IMPORTANT: THE SUMMARIES BELOW ARE EXAMPLES OF PAST RESULTS OBTAINED FOR SOME OF OUR CLIENTS. EVERY CASE IS UNIQUE AND RESULTS VARY DEPENDING ON THE FACTS OF THE CASE. PAST RESULTS DO NOT REFLECT OR ASSURE OUR FUTURE SUCCESS.
Grievant v. USAID, FSGB 2010-027. Represented a Foreign Service Officer proposed for removal based on allegations of voucher fraud. The case settled after it was shown that high-ranking officials at USAID withheld exculpatory information from the deciding official, pressured HR to proceed with the removal, and exchanged email evidencing serious racial discriminatory animus. The FSO was returned to work with backpay, benefits, retroactive promotion, and attorneys’ fees.
Grievant v. Dep’t. of State, FSGB 2009-032 (Mar. 14, 2011). Represented a Special Agent in the Diplomatic Security Service to be suspended for misuse of official letterhead. After an evidentiary hearing on the merits, the Foreign Service Grievance Board held that the agency misapplied the Douglas factors and that a suspension was not warranted. The discipline was reduced to an oral admonishment—the lowest level of discipline available—and the Special Agent was awarded attorneys’ fees. In later proceedings, the United States District Court for the District of Columbia overturned the Grievance Board’s longstanding and arbitrary cap on attorneys’ fees.
Represented a former USAID Supervisory Contracting Officer in debarment proceedings. Our client had been retired from the agency for over two years before it brought the debarment charges. Even though he had retired, the charge would have impacted his ability to obtain work in the future. Such a charge was highly unusual, given the client was no longer engaged in contracting work, or with the agency. We successfully persuaded USAID that this matter was meritless, and that our client should not be debarred. Former employees of federal agencies should be aware that they may still be subject to charges of impropriety after they depart from the agency.
Grievant v. FSGB, On June 27, 2019, the Foreign Service Grievance Board ordered the reinstatement of a Foreign Service Officer represented by Daniel S. Crowley and Karey L. Hart.
The employee, whose personal hobby involved the study and preservation of reptiles, rescued a number of tortoises, turtles, and lizards, while posted abroad. When his tour ended, he tried to navigate the foreign, domestic, and international trade laws necessary to bring the reptiles home to the United States.
Claiming to have discovered irregularities in his paperwork, his employer, the U.S. Agency for International Development, charged the employee with poor judgment and lack of candor.
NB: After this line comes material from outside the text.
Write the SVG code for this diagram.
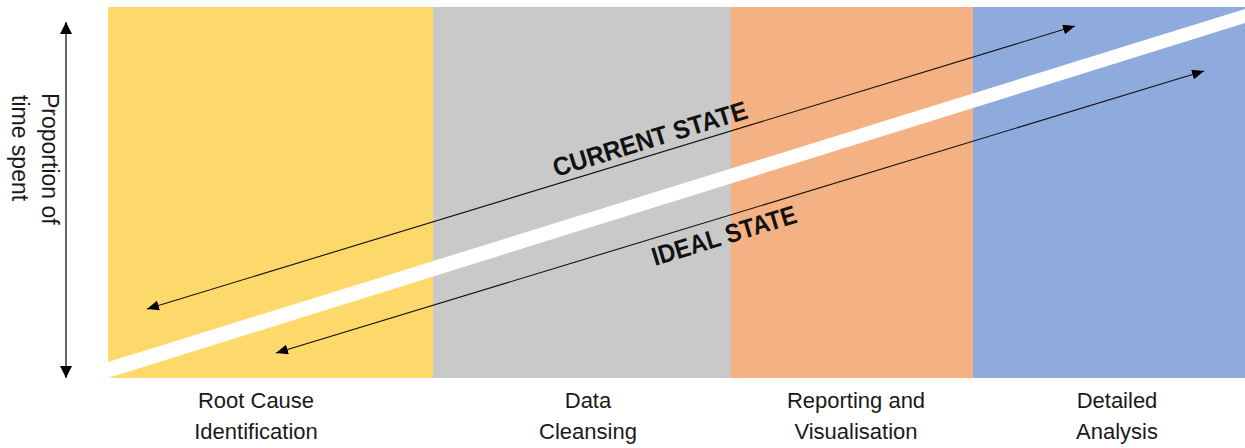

The employee was placed on leave without pay in August 2016 as the agency pursued his termination through the FSGB.
The case was presented to a panel of three FSGB judges during a three-day evidentiary hearing. The Board found no “element of deception” in the employee’s conduct. As a result, the agency could not prove the lack of candor charge and could not fire the employee.
The employee will now be returned to work and paid nearly three years of back pay and benefits. HANNON LAW GROUP, LLP will also ask the FSGB to order the agency to pay all the attorneys’ fees the employee incurred defending himself.
Jail Escape. Represented a group of nine correctional officers terminated in the wake of the 2006 escape of two inmates from the D.C. jail. Seven were eventually reinstated and received a total of more than $1.7 million in settlements for backpay and attorneys’ fees. HANNON LAW GROUP litigated the other two officers' cases through the D.C. Court of Appeals to a final order of reinstatement with full back pay and attorneys’ fees.
Barbusin v. District of Columbia, D.C. Superior Court Case No. 2012 CDC 000913. Represented law enforcement officer charged with possession of an unregistered firearm. The charges were dismissed when it was discovered that prosecutors withheld email showing that officer had permission to purchase the weapon. During the trial, Mr. Hannon uncovered a serious Brady violation by the Office of the Attorney General, which led to a dismissal of the charges by the court. The Washington Post and Washington City Paper reported on this case.
Presentado v. D.C. Dept. of Real Estate Svcs., OEA Case No. 1601-0347-10. Contested D.C.’s proposed removal of a law enforcement officer for failure to qualify with his firearm on the grounds that the agency had failed to follow its own procedures and violated the officer’s due process rights. The case settled and the officer was returned to duty with backpay, benefits, and attorneys’ fees.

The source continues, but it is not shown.